Salient. Victoria University Students' Paper. Vol. 26, No. 1. Monday, February 25, 1963
Three Plays: Gore Vidal (Heinemann)—50/-.
For as long as I can remember Life Savers have been sold without centres and every Hollywood film has starred a divorcee. But plays have changed radically. Once characters were cast in the likeness of flesh-and-blood people; now most are sexually abnormal, wretchedly poor or gentlemen who sit cross-legged on bare stages staring meditatively at their feet.
Fortunately the plays of American novelist Gore Vidal are refreshingly old-fashioned. He writes about believable people. His protagonists are much more than prototypes. He has something to say, too.
Vidal writes in a preface: "I use the theatre cold-bloodedly to make critical comment on the world I live in." He uses farce and satire deliberately, as a device, to sugar his pills. In "Visit To A Small Planet," for example, he takes a serious theme (anti-nuclear testing) and twists it farcically until he seems pro-war. Unfortunately, there is the possibility that Vidal's audience will be too busy laughing to bother about any message.

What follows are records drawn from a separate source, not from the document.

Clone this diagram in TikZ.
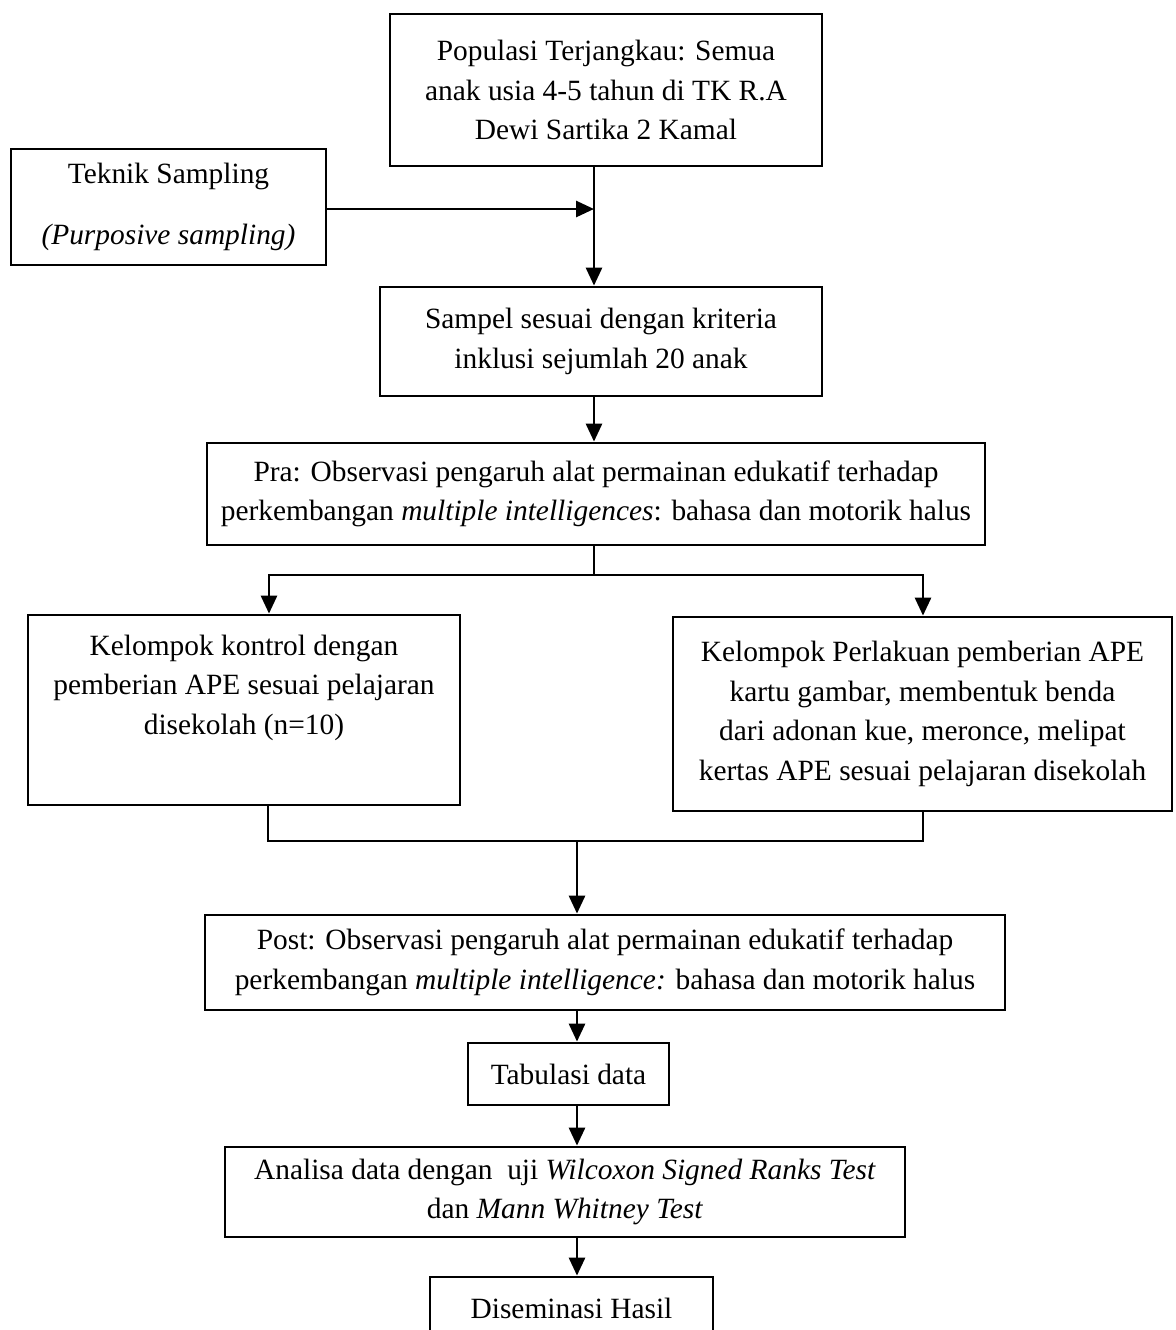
\documentclass[tikz,border=0pt]{standalone}
\usepackage{fontspec}
\setmainfont{Liberation Serif}
\usetikzlibrary{arrows.meta}

\begin{document}
\begin{tikzpicture}[x=0.5pt, y=-0.5pt,
    box/.style={draw, line width=1.4pt, align=center, inner sep=0pt,
        font=\fontsize{14.7pt}{19.7pt}\selectfont},
    link/.style={line width=1.4pt},
    arr/.style={link, -{Triangle[length=9pt, width=8pt]}}]
    \useasboundingbox (0,0) rectangle (1175,1330);
    \clip (0,0) rectangle (1175,1330);
    \node[box, minimum width=216pt, minimum height=76pt] (populasi) at (606,90)
        {Populasi Terjangkau: Semua\\ anak usia 4-5 tahun di TK R.A\\ Dewi Sartika 2 Kamal};
    \node[box, minimum width=157.5pt, minimum height=58pt] (teknik) at (168.5,207)
        {Teknik Sampling\\[11pt] \textit{(Purposive sampling)}};
    \node[box, minimum width=221pt, minimum height=54.5pt] (sampel) at (601,341.5)
        {Sampel sesuai dengan kriteria\\ inklusi sejumlah 20 anak};
    \node[box, minimum width=389pt, minimum height=51pt] (pra) at (596,494)
        {Pra: Observasi pengaruh alat permainan edukatif terhadap\\
         perkembangan \textit{multiple intelligences}: bahasa dan motorik halus};
    \node[box, minimum width=216pt, minimum height=95pt] (kontrol) at (244,710)
        {Kelompok kontrol dengan\\ pemberian APE sesuai pelajaran\\ disekolah (n=10)\\ \strut};
    \node[box, minimum width=249.5pt, minimum height=97pt] (perlakuan) at (922.5,714)
        {Kelompok Perlakuan pemberian APE\\ kartu gambar, membentuk benda\\
         dari adonan kue, meronce, melipat\\ kertas APE sesuai pelajaran disekolah};
    \node[box, minimum width=400pt, minimum height=47.5pt] (post) at (605,962.5)
        {Post: Observasi pengaruh alat permainan edukatif terhadap\\
         perkembangan \textit{multiple intelligence:} bahasa dan motorik halus};
    \node[box, minimum width=100.5pt, minimum height=31pt] (tabulasi) at (568.5,1074)
        {Tabulasi data};
    \node[box, minimum width=340pt, minimum height=45pt] (analisa) at (565,1192)
        {Analisa data dengan\ \ uji \textit{Wilcoxon Signed Ranks Test}\\
         dan \textit{Mann Whitney Test}};
    \node[box, minimum width=141.5pt, minimum height=31pt] (diseminasi) at (571.5,1308)
        {Diseminasi Hasil};

    \coordinate (trunk) at (594,209);
    \coordinate (split) at (594,575);
    \coordinate (splitL) at (269,575);
    \coordinate (splitR) at (923,575);
    \coordinate (mergeL) at (268,841);
    \coordinate (mergeR) at (923,841);
    \coordinate (merge) at (577,841);

    \draw[arr] (populasi.south -| trunk) -- (sampel.north -| trunk);
    \draw[arr] (teknik.east |- trunk) -- (trunk);
    \draw[arr] (sampel.south -| trunk) -- (pra.north -| trunk);
    \draw[link] (pra.south -| split) -- (split);
    \draw[arr] (split) -- (splitL) -- (kontrol.north -| splitL);
    \draw[arr] (split) -- (splitR) -- (perlakuan.north -| splitR);
    \draw[link] (kontrol.south -| mergeL) -- (mergeL) -- (mergeR) -- (perlakuan.south -| mergeR);
    \draw[arr] (merge) -- (post.north -| merge);
    \draw[arr] (post.south -| merge) -- (tabulasi.north -| merge);
    \draw[arr] (tabulasi.south -| merge) -- (analisa.north -| merge);
    \draw[arr] (analisa.south -| merge) -- (diseminasi.north -| merge);
\end{tikzpicture}
\end{document}
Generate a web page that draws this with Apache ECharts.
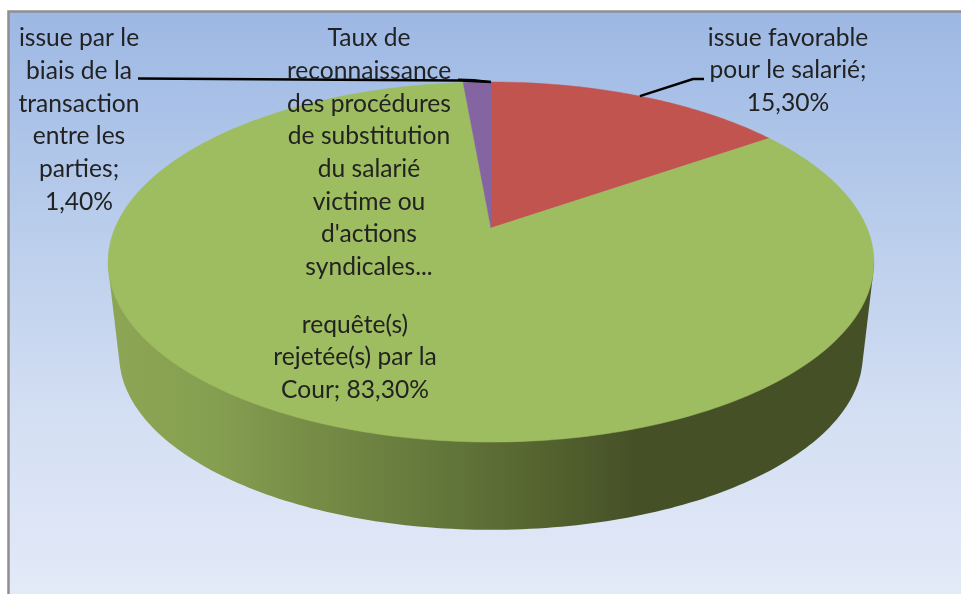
<!DOCTYPE html>
<html lang="fr">

<head>
    <meta charset="UTF-8">
    <title>Taux de reconnaissance</title>
    <script src="https://cdnjs.cloudflare.com/ajax/libs/echarts/6.0.0/echarts.min.js"></script>
    <style>
        html, body { margin: 0; padding: 0; background: #fff; }
        #main { width: 961px; height: 594px; }
    </style>
</head>

<body>
    <div id="main"></div>
    <script>
        // data
        const categories = ["issue favorable\npour le salarié;\n", "requête(s)\nrejetée(s) par la\nCour; ", "issue par le\nbiais de la\ntransaction\nentre les\nparties;\n"];
        const values = [15.3, 83.3, 1.4];
        const colors = ["#c1544f", "#9ebc60", "#8465a2"];
        const titleText = "Taux de\nreconnaissance\ndes procédures\nde substitution\ndu salarié\nvictime ou\nd'actions\nsyndicales...";

        // layout of the tilted pie
        const cx = 491, apexTop = 228, apexBottom = 322;
        const radX = 376, radY = 173.6, tilt = 0.189, bottomScale = 0.971;
        const fontSize = 24.6;
        const lineH = 32.7;
        const textColor = "#222222";

        const total = values.reduce((a, b) => a + b, 0);

        // one point of the disc rim, angle clockwise from the top
        function rim(angle, apexY, scale) {
            const u = Math.sin(angle), v = -Math.cos(angle);
            const w = 1 - tilt * v;
            return [cx + radX * scale * u / w, apexY + radY * scale * v / w];
        }

        function valueLabel(i) {
            return categories[i] + values[i].toFixed(2).replace(".", ",") + "%";
        }

        // start angle of each slice
        function sliceStart(i) {
            let sum = 0;
            for (let j = 0; j < i; j++) sum += values[j];
            return sum / total * Math.PI * 2;
        }

        // lower outline of the two discs, taken as the convex chain under them
        function sideOutline() {
            const pts = [];
            for (let a = 0; a < 360; a += 1) {
                const t = a * Math.PI / 180;
                pts.push(rim(t, apexTop, 1), rim(t, apexBottom, bottomScale));
            }
            pts.sort((p, q) => p[0] - q[0]);
            const chain = [];
            pts.forEach((p) => {
                while (chain.length > 1) {
                    const a = chain[chain.length - 2], b = chain[chain.length - 1];
                    if ((b[0] - a[0]) * (p[1] - a[1]) - (b[1] - a[1]) * (p[0] - a[0]) >= 0) chain.pop();
                    else break;
                }
                chain.push(p);
            });
            return chain;
        }

        const labelPos = [[788, 21.5], [355, 308.5], [79, 22]];

        const chart = echarts.init(document.getElementById("main"));

        chart.setOption({
            animation: false,
            backgroundColor: "#ffffff",
            title: {
                text: titleText,
                left: 369,
                top: 22,
                textAlign: "center",
                padding: 0,
                textStyle: { fontFamily: "Lato", fontSize: fontSize, fontWeight: "normal", color: textColor, lineHeight: lineH }
            },
            graphic: [
                {
                    type: "rect",
                    z: -10,
                    shape: { x: 9, y: 12, width: 952, height: 582 },
                    style: {
                        fill: new echarts.graphic.LinearGradient(0, 0, 0, 1, [
                            { offset: 0, color: "#9db8e4" },
                            { offset: 0.4, color: "#bccfec" },
                            { offset: 0.7, color: "#d4dff3" },
                            { offset: 1, color: "#e3eaf8" }
                        ])
                    }
                },
                {
                    type: "polyline",
                    z: -9,
                    shape: { points: [[8.5, 594], [8.5, 11.5], [961, 11.5]] },
                    style: { stroke: "#8f8f8f", lineWidth: 2.5, fill: null }
                }
            ],
            series: [
                {
                    // the wall of the pie
                    type: "custom",
                    coordinateSystem: "none",
                    silent: true,
                    z: 1,
                    data: [0],
                    renderItem: () => ({
                        type: "polygon",
                        shape: { points: sideOutline() },
                        style: {
                            fill: new echarts.graphic.LinearGradient(108, 0, 874, 0, [
                                { offset: 0, color: "#8ca655" },
                                { offset: 0.13, color: "#86a051" },
                                { offset: 0.27, color: "#768c46" },
                                { offset: 0.42, color: "#65793c" },
                                { offset: 0.54, color: "#576831" },
                                { offset: 0.69, color: "#465027" },
                                { offset: 1, color: "#465027" }
                            ], true)
                        }
                    })
                },
                {
                    // the top of the pie
                    type: "custom",
                    coordinateSystem: "none",
                    silent: true,
                    z: 2,
                    data: values,
                    renderItem: (params, api) => {
                        const i = params.dataIndex;
                        const start = sliceStart(i);
                        const sweep = api.value(0) / total * Math.PI * 2;
                        const points = [[cx, apexTop]];
                        const steps = Math.max(4, Math.ceil(sweep * 60));
                        for (let s = 0; s <= steps; s++) {
                            points.push(rim(start + sweep * s / steps, apexTop, 1));
                        }
                        return {
                            type: "polygon",
                            shape: { points: points },
                            style: { fill: colors[i], stroke: colors[i], lineWidth: 0.5 }
                        };
                    }
                },
                {
                    // labels and leader lines
                    type: "custom",
                    coordinateSystem: "none",
                    silent: true,
                    z: 3,
                    data: values,
                    renderItem: (params) => {
                        const i = params.dataIndex;
                        const children = [{
                            type: "text",
                            style: {
                                text: valueLabel(i),
                                x: labelPos[i][0],
                                y: labelPos[i][1],
                                align: "center",
                                textAlign: "center",
                                verticalAlign: "top",
                                font: fontSize + "px Lato",
                                lineHeight: lineH,
                                fill: textColor
                            }
                        }];
                        if (i === 0) {
                            const end = rim(sliceStart(0) + values[0] / total * Math.PI, apexTop, 1);
                            children.push({
                                type: "polyline",
                                shape: { points: [[704, 79], [693, 79], end] },
                                style: { stroke: "#000000", lineWidth: 2.4, fill: null }
                            });
                        }
                        if (i === 2) {
                            const end = rim(0, apexTop, 1);
                            children.push({
                                type: "polyline",
                                shape: { points: [[138, 78.5], [460, 80.5], end] },
                                style: { stroke: "#000000", lineWidth: 2.4, fill: null }
                            }, {
                                type: "polyline",
                                shape: { points: [[458, 79.5], [474, 80], end] },
                                style: { stroke: "#000000", lineWidth: 2, fill: null }
                            });
                        }
                        return { type: "group", children: children };
                    }
                }
            ]
        });
    </script>
</body>

</html>
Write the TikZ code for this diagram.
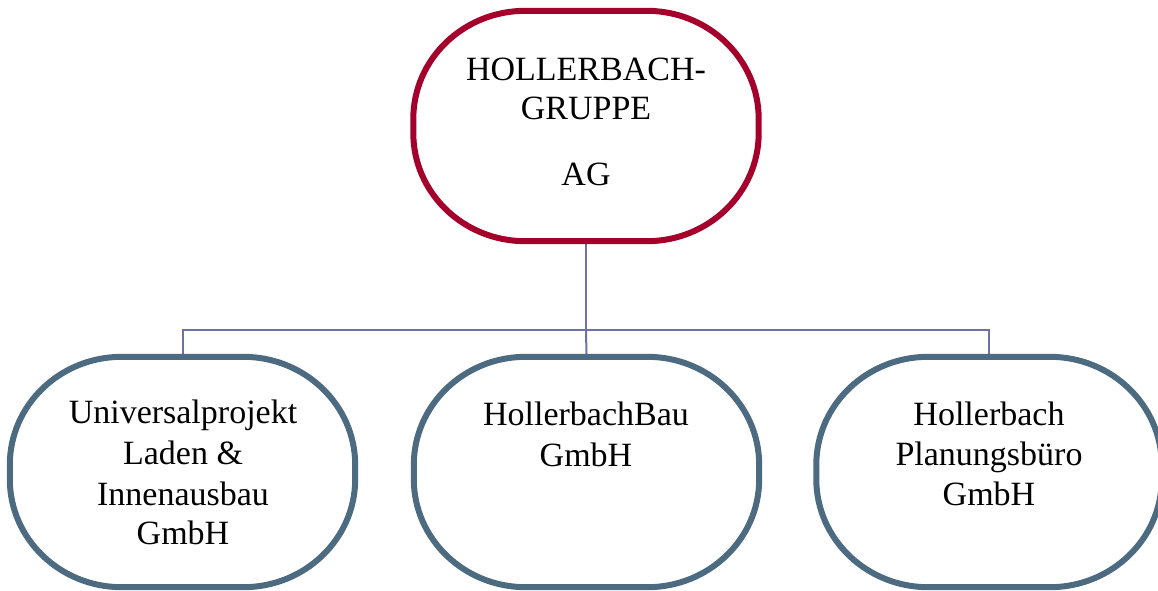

"The Best Man" is a very convincing drama—the conflict between US presidential nominees on the eve of the national convention. "On A March To The Sea" is least successful, possibly because it is least amusing. The story, of a Georgian gentleman's fight for survival during the Civil War, is probably too American for New Zealand tastes.
Still, every page is entertaining reading. Gore Vidal will make you laugh and his sane and salutary comments will stimulate thought. "Three Plays" is worth the money—just.